European colonialism unfolded in an era shaped by emerging human rights norms, Enlightenment ideas, and eventual decolonisation, frequently involving relatively peaceful handovers. This stands in sharp contrast to the Mongols' pyramids of skulls or the recurring cycles of conquest and subjugation across Africa and Asia. The selective focus on the West is not really about history; it is about politics. Blaming Europe serves contemporary agendas: inducing guilt to justify open borders and wealth transfers, excusing governance failures in post-colonial states by attributing everything to "colonial legacy," and undermining Western cultural confidence. Meanwhile, China's treatment of the Uyghurs, Turkey's denial of the Armenian genocide, and the long history of Arab slave trades receive far softer treatment or outright silence.

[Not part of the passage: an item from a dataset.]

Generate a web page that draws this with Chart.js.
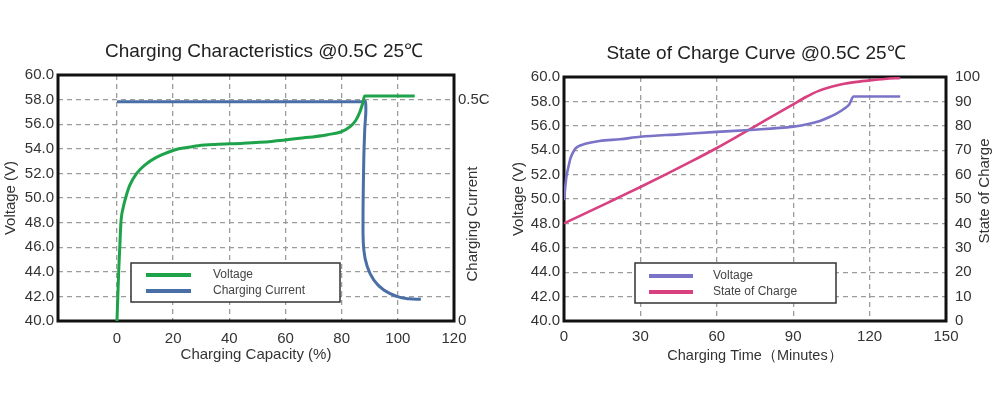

Every civilisation built empires when it possessed the strength to do so. The crucial difference is that the West industrialised, spread literacy and science, and largely withdrew from formal empire after World War II. Today it is told to atone endlessly while others face no comparable reckoning. Intellectual honesty requires consistency. If empire represents a universal human failing, then all should be judged by the same standard. The selective outrage directed only at the West reveals far more about current ideological fashions than about the actual past. Empires were harsh everywhere, but the West left better records, superior infrastructure in many places, and a culture genuinely willing to confront its mistakes. That is not something to apologise for: it is something to defend!